Involvement of a Child Placing Agency

According to ACYF-CB-PA-01-01, if a Title IV-E adoption dissolves or the adoptive parents die and the child is placed with a State agency that assumes responsibility for placement and care, it is the placing State's responsibility to determine whether the child meets the definition of special needs, and pay the subsidy in a subsequent adoption. If, however, a public child welfare agency is not involved in the subsequent adoptive placement of a child, it is the public child welfare agency in the subsequent adoptive parents' State of residence that is responsible for determining whether the child meets the definition of special needs, entering into the adoption assistance agreement, and paying the subsidy. The State of the child's initial adoption or the State that pays the Title IV-E adoption assistance in the child's initial adoption is irrelevant in a subsequent adoption.

As a precaution, NACAC suggests that all adoptive parents put a writing clause in their will about the subsidy benefits received on behalf of their special needs child. If the Executor of your will knows that the child receives adoption assistance and knows to contact the child's agency upon your death, there will be less confusion during an already confusing and stressful time.
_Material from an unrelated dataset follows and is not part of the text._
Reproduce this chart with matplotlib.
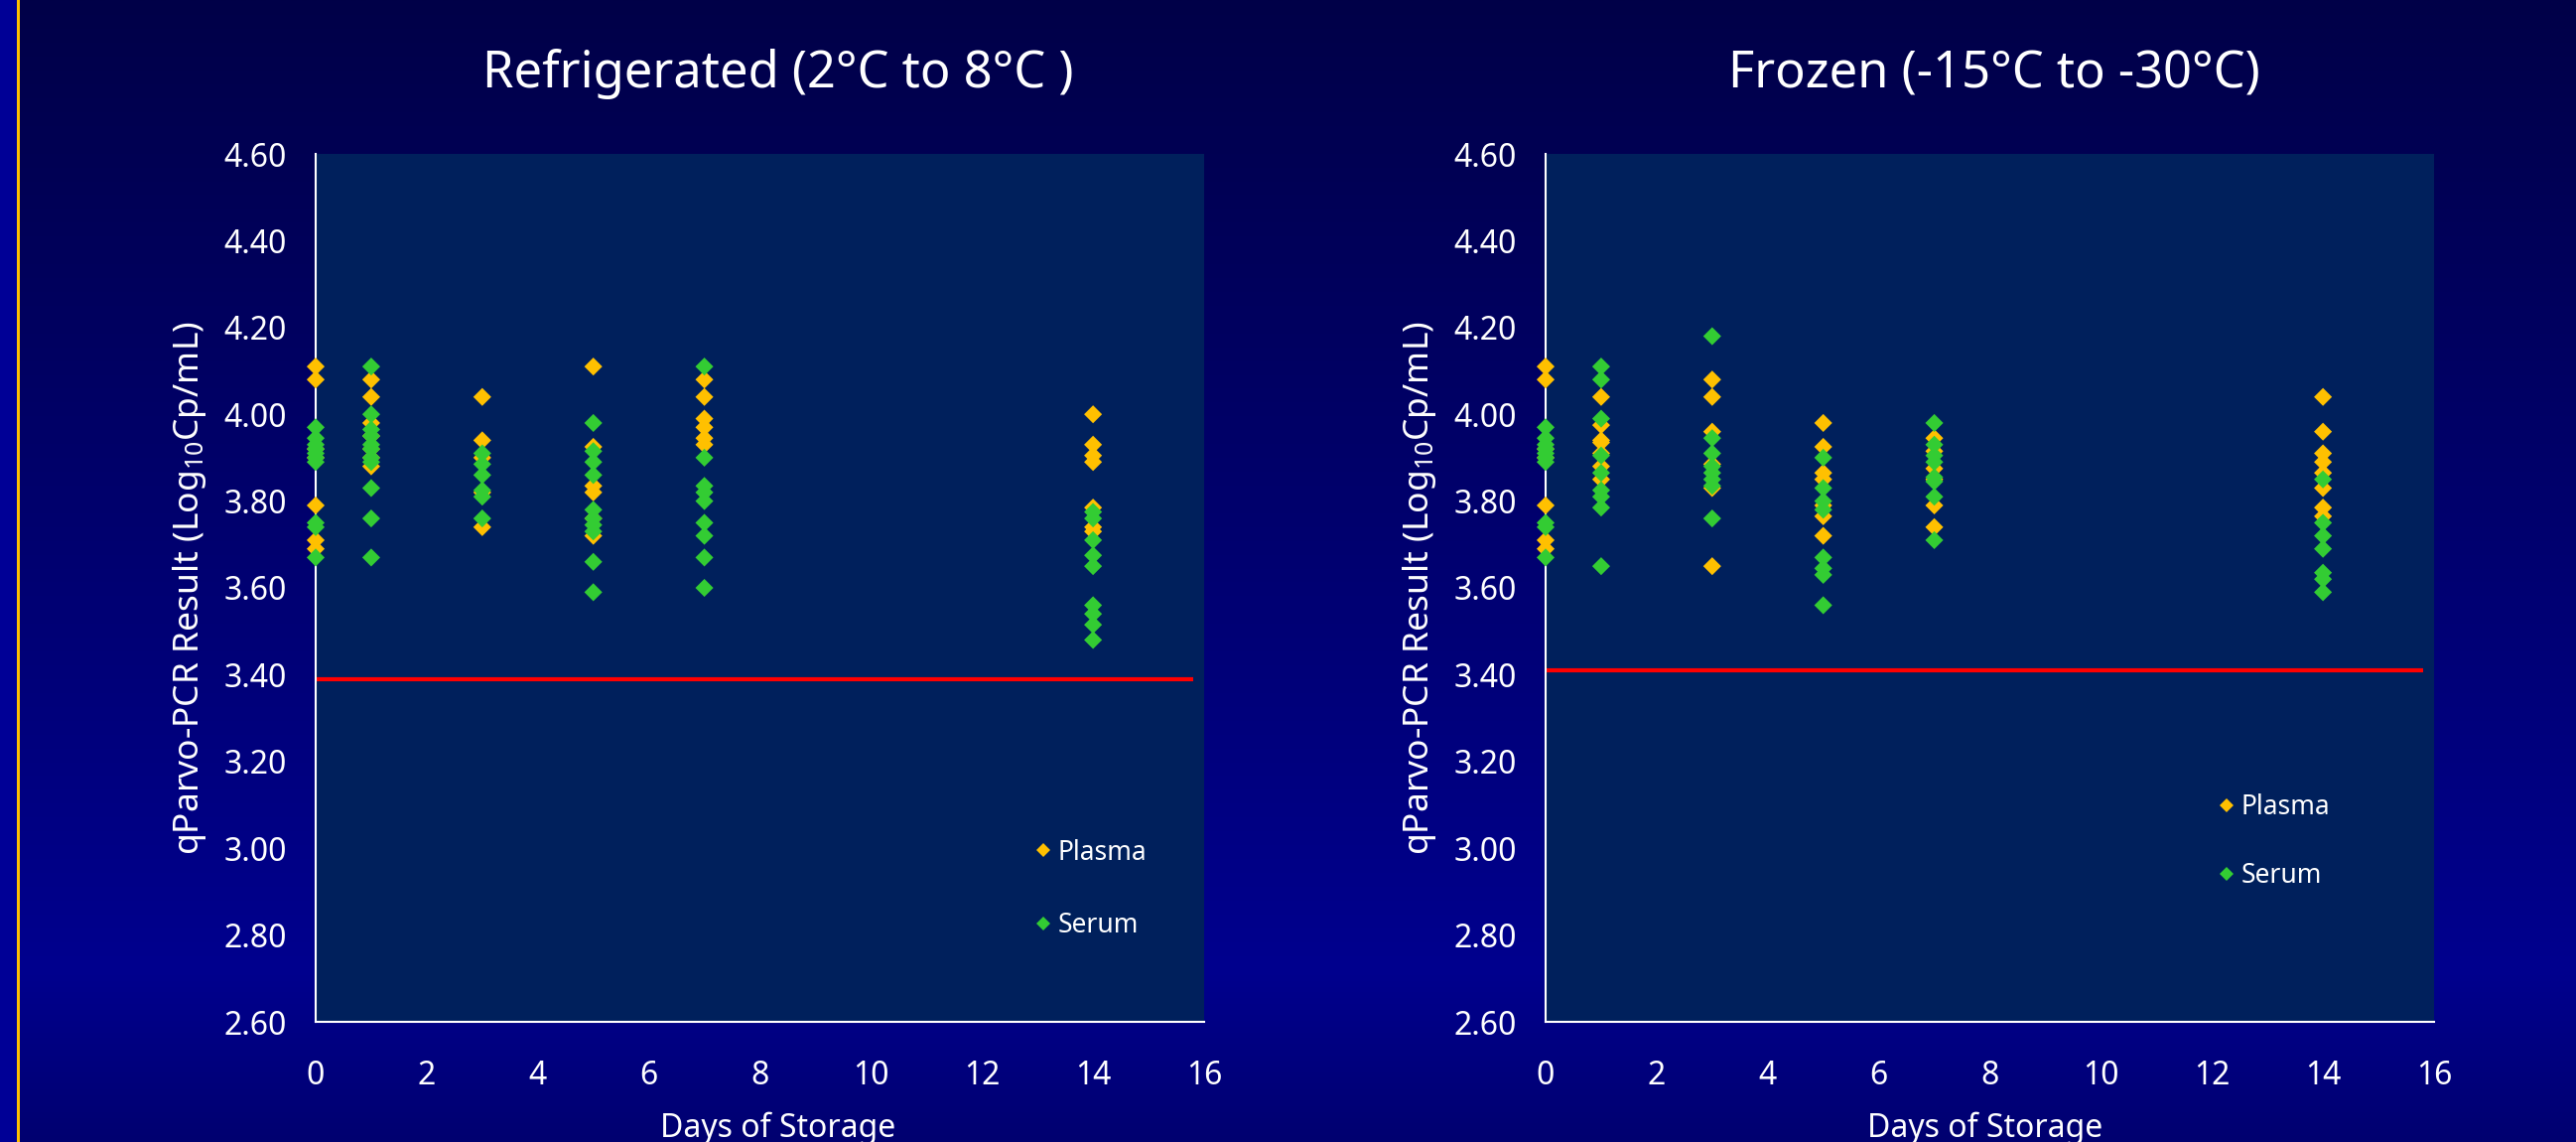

Private Agency or Independent Adoptions

Since Title IV-E adoption assistance eligibility need not be re-established in subsequent adoptions, the manner of the child's removal from the adoptive home, including whether the child is voluntarily relinquished to an individual or private agency, is irrelevant.


The amendment made by Public Law 105-89 shall only apply to children who are adopted on or after October 1, 1997. NACAC reads this to mean that children are eligible if the subsequent adoption-not the initial adoption-is finalized on or after this date. The Children's Bureau has verbally agreed to this interpretation.